Ingredients for - Peruvian Arroz con Pollo

1. Vegetable oil, divided - ¼ cup
2. Chicken thighs, skinned and patted dry - 6
3. Chicken drumsticks with skin, patted dry - 6
4. Salt and black pepper to taste - 6
5. Fresh cilantro, leaves picked from stems - 1 ½ bunches
6. Garlic, peeled and coarsely chopped - 6 cloves
7. Aji (Peruvian) pepper, seeded and deveined - 1
8. Worcestershire sauce - 1 tablespoon
9. Orange juice - ½ cup
10. Uncooked white rice - 2 cups
11. Onions, chopped - 2
12. White wine - ½ cup
13. Chicken broth - 3 ½ cups
14. Freshly ground black pepper - 1 teaspoon
15. Carrot, peeled and diced - 1 large
16. Bell pepper, any color, sliced into rings - 1
17. Frozen peas - ¾ cup

How to cook deliciously - Peruvian Arroz con Pollo

1. Stage

Place two large skillets over medium heat, pour 2 tablespoons of vegetable oil into each, and heat the oil until it ripples.
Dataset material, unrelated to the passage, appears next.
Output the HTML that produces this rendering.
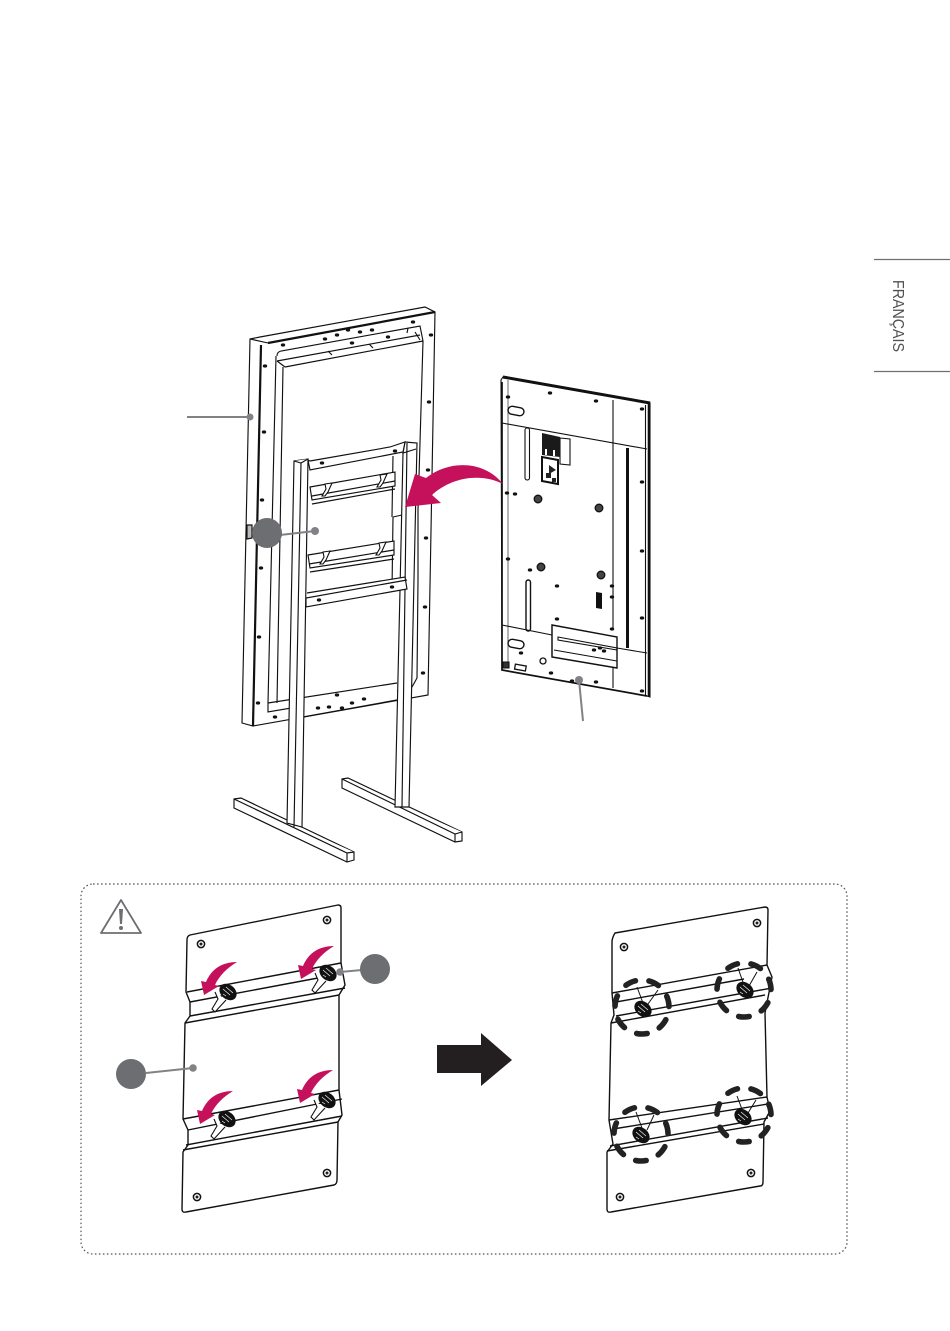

Season the chicken with salt and pepper, divide between the two skillets, and fry until golden brown and crisp, about 15 minutes. Use screens over the skillets, if needed, to control spattering. Remove the chicken from the skillets, and drain on paper towels.

2. Stage

Place the cilantro leaves, garlic, aji pepper, Worcestershire sauce, and orange juice into a blender, and blend until smooth. Pour the mixture into one of the skillets, bring to a simmer, and cook and stir over medium-low heat until the mixture turns from bright to dark green, about 5 minutes.

3. Stage

Place the chopped onions into the other skillet, and cook and stir over medium-low heat until the onions turn translucent, 5 to 7 minutes. Stir in the rice, and cook and stir until the rice starts to turn opaque, about 5 minutes.

4. Stage

Pour the white wine into the blender and pulse a few times to rinse off any extra cilantro mixture from the blender, and pour the wine into the skillet containing the cilantro mixture. Bring the mixture back to a simmer over medium heat, scrape the rice and onions into the cilantro mixture, stir in the chicken broth and black pepper, and bring to a boil. Place the browned chicken pieces and carrots into the skillet, stir to combine, and cover. Reduce heat, and cook until the rice is separate and the chicken is no longer pink in the center, about 30 minutes.

5. Stage

Remove the lid, place the pepper rings on the rice, and sprinkle with frozen peas. Cover and cook without stirring until the peppers and peas are tender, about 15 minutes. Uncover the skillet and allow the dish to rest for 5 minutes before serving.